Северо-запад Руси и Ливония в XVI в. И все же при таком, можно сказать, пассивном противостоянии русское превосходство постепенно сказывалось все ощутимее и все больше и больше давало о себе знать. Не очерчивая строгих границ, Русь настойчиво распространяла свое влияние вглубь чужеплеменных земель. Наконец, шагнув за реку Великую, русские люди начинают закладывать там свои города, что может считаться попыткой колонизации края. Еще в XI столетии киевский князь Ярослав Мудрый, во владениях которого тогда находился и Новгород, основал на территории, принадлежавшей одному из прибалтийских племен — Чуди — город, назвав его своим христианским именем — Юрьев. Позже на самой восточной окраине ливонской земли псковичи ставят города Изборск и Себеж. Но в целом попадание местного населения под влияние более развитого в экономическом и культурном отношении славянского соседа протекало вяло и даже не отмечено сколько-нибудь заметным распространением среди прибалтийских племен православия.
Такое прозябание продолжалось до тех пор, пока Прибалтийский край не подвергся иного характера колонизации, — с запада на него нахлынула волна уже по-настоящему серьезной вооруженной экспансии. В самом конце XII столетия в Ливонию вторглись немецкие завоеватели.
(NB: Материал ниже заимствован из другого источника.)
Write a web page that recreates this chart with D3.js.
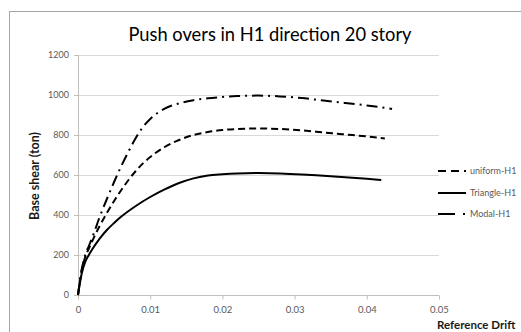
<!DOCTYPE html>
<html>
<head>
<meta charset="utf-8">
<script src="https://cdn.jsdelivr.net/npm/d3@7"></script>
<style>
  html, body { margin: 0; padding: 0; background: #fff; }
  svg { display: block; }
</style>
</head>
<body>
<svg id="chart" width="521" height="332"></svg>
<script>
// Pushover curves: drift vs base shear (ton)
const uniformDrift = [0, 0.0005, 0.001, 0.0015, 0.002, 0.003, 0.004, 0.005, 0.006, 0.007, 0.008, 0.009, 0.01, 0.012, 0.014, 0.016, 0.018, 0.02, 0.022, 0.025, 0.028, 0.031, 0.034, 0.037, 0.040, 0.0425];
const uniformShear = [0, 120, 190, 232, 272, 345, 410, 470, 525, 575, 620, 658, 690, 740, 775, 800, 815, 825, 830, 833, 830, 823, 813, 803, 793, 783];

const triangleDrift = [0, 0.0005, 0.001, 0.0015, 0.002, 0.003, 0.004, 0.005, 0.006, 0.008, 0.01, 0.012, 0.014, 0.016, 0.018, 0.02, 0.022, 0.025, 0.028, 0.031, 0.034, 0.037, 0.040, 0.042];
const triangleShear = [0, 105, 165, 200, 230, 282, 325, 360, 392, 445, 490, 528, 560, 583, 598, 604, 608, 610, 608, 603, 596, 589, 581, 575];

const modalDrift = [0, 0.0005, 0.001, 0.0015, 0.002, 0.003, 0.004, 0.005, 0.006, 0.007, 0.008, 0.009, 0.01, 0.011, 0.012, 0.014, 0.016, 0.018, 0.02, 0.022, 0.025, 0.028, 0.031, 0.034, 0.037, 0.040, 0.0435];
const modalShear = [0, 125, 200, 245, 290, 390, 480, 565, 645, 718, 785, 840, 880, 910, 932, 958, 974, 984, 990, 995, 997, 993, 985, 972, 960, 948, 930];

const seriesNames = ["uniform-H1", "Triangle-H1", "Modal-H1"];
const xTicks = [0, 0.01, 0.02, 0.03, 0.04, 0.05];
const xTickLabels = ["0", "0.01", "0.02", "0.03", "0.04", "0.05"];
const yTicks = [0, 200, 400, 600, 800, 1000, 1200];

const series = [
  { name: seriesNames[0], x: uniformDrift, y: uniformShear, dash: "7,4" },
  { name: seriesNames[1], x: triangleDrift, y: triangleShear, dash: null },
  { name: seriesNames[2], x: modalDrift, y: modalShear, dash: "11,5,2,5" }
];

const svg = d3.select("#chart");
const font = "Lato, 'Open Sans', sans-serif";

// chart frame (extends past the right and bottom edges)
svg.append("rect")
  .attr("x", 9.5).attr("y", 11.5)
  .attr("width", 700).attr("height", 500)
  .attr("fill", "#fff").attr("stroke", "#a6a6a6").attr("stroke-width", 1);

const x = d3.scaleLinear().domain([0, 0.05]).range([78, 439]);
const y = d3.scaleLinear().domain([0, 1200]).range([295, 55]);

// horizontal gridlines
svg.append("g")
  .selectAll("line")
  .data(yTicks.filter(d => d > 0))
  .join("line")
  .attr("x1", x(0)).attr("x2", x(0.05))
  .attr("y1", d => Math.round(y(d)) + 0.5).attr("y2", d => Math.round(y(d)) + 0.5)
  .attr("stroke", "#d9d9d9").attr("stroke-width", 1);

// y axis
const yAxis = d3.axisLeft(y).tickValues(yTicks).tickSize(4).tickPadding(5).tickFormat(d3.format("d"));
const gy = svg.append("g").attr("transform", `translate(${x(0)},0)`).call(yAxis);
gy.select(".domain").attr("stroke", "#bfbfbf").attr("d", `M0.5,${y(1200)}V${y(0)}`);
gy.selectAll(".tick line").attr("stroke", "#bfbfbf");
gy.selectAll(".tick text").attr("fill", "#595959").style("font-family", font).style("font-size", "9px");

// x axis
const xAxis = d3.axisBottom(x).tickValues(xTicks).tickSize(4).tickPadding(7)
  .tickFormat((d, i) => xTickLabels[i]);
const gx = svg.append("g").attr("transform", `translate(0,${Math.round(y(0)) + 0.5})`).call(xAxis);
gx.select(".domain").attr("stroke", "#bfbfbf").attr("d", `M${x(0)},0H${x(0.05)}`);
gx.selectAll(".tick line").attr("stroke", "#bfbfbf");
gx.selectAll(".tick text").attr("fill", "#595959").style("font-family", font).style("font-size", "9.5px");

// curves
const line = d3.line().curve(d3.curveMonotoneX);
series.forEach(s => {
  const pts = s.x.map((v, i) => [x(v), y(s.y[i])]);
  svg.append("path")
    .attr("d", line(pts))
    .attr("fill", "none")
    .attr("stroke", "#000")
    .attr("stroke-width", 2)
    .attr("stroke-dasharray", s.dash);
});

// title
svg.append("text")
  .attr("x", 270).attr("y", 41)
  .attr("text-anchor", "middle")
  .attr("fill", "#000")
  .style("font-family", font).style("font-size", "18.3px")
  .text("Push overs in H1 direction 20 story");

// axis titles
svg.append("text")
  .attr("transform", "translate(39,176) rotate(-90)")
  .attr("text-anchor", "middle")
  .attr("fill", "#1a1a1a")
  .style("font-family", font).style("font-size", "12.5px").style("font-weight", "bold")
  .text("Base shear (ton)");

svg.append("text")
  .attr("x", 437).attr("y", 329)
  .attr("fill", "#1a1a1a")
  .style("font-family", font).style("font-size", "11.5px").style("font-weight", "bold")
  .text("Reference Drift");

// legend
const legendY = [171, 193, 214];
const lg = svg.append("g");
series.forEach((s, i) => {
  lg.append("line")
    .attr("x1", 438).attr("x2", 466)
    .attr("y1", legendY[i]).attr("y2", legendY[i])
    .attr("stroke", "#000").attr("stroke-width", 2)
    .attr("stroke-dasharray", s.dash ? (i === 2 ? "17,8,2,8" : "8,5") : null);
  lg.append("text")
    .attr("x", 470).attr("y", legendY[i] + 3)
    .attr("fill", "#595959")
    .style("font-family", font).style("font-size", "9px")
    .text(s.name);
});
</script>
</body>
</html>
Это время было эпохой апогея крестовых походов христианской Европы. Вторжению в Ливонию предшествовала такая же агрессия немецких и датских феодалов, а за ними колонистов и миссионеров на южное побережье Балтийского моря, приведшая к онемечиванию обитавших там западнославянских племен. После них очередь дошла до народов, обитавших по восточным берегам Балтики. Торговцы из немецких земель освоили сюда путь еще раньше. Уже с начала XII столетия их суда приставали не только к морскому побережью Ливонии, но и хорошо изучили нижнее течение Западной Двины. Торговые люди с запада видели слабость заселявших эти края племен, в лучшем случае кое-где достигших раннефеодального уровня. Сведения об этих землях и населявших ее народах, погрязших в варварском язычестве, распространялись далеко на запад и не могли не воодушевить тамошних ревнителей христианства, не подвигнуть их на много обещавшее соблазнительное предприятие. И вот к концу XII века к балтийским берегам, омывавшим ливонские земли, наряду с торговыми, стали причаливать армады судов с вооруженными до зубов людьми. Начался захват рыцарями восточно-прибалтийских земель. Местное население оказало пришельцам упорное сопротивление, но захватчики умело воспользовались главной слабостью аборигенов — разрозненностью их племен. Подробности завоевания Ливонского края немецкими крестоносцами выходят за рамки нашей работы, а потому не станем на них останавливаться. Отметим только, что в процессе этого завоевания захватчикам удавалось иной раз даже заручаться поддержкой русских князей. А последние до поры до времени смотрели на происходящее вполне равнодушно, наивно полагая, что вся миссия Запада ограничится приобщением местного населения к Христианской религии, в чем сама Русь за многие годы своего влияния здесь преуспела мало. Христианская Русь считала крещение язычников благородной миссией, даже несмотря на насильственные методы, не воспринимавшиеся во времена средневековья как что-то предосудительное, особенно если речь шла об обращении в «истинную» веру.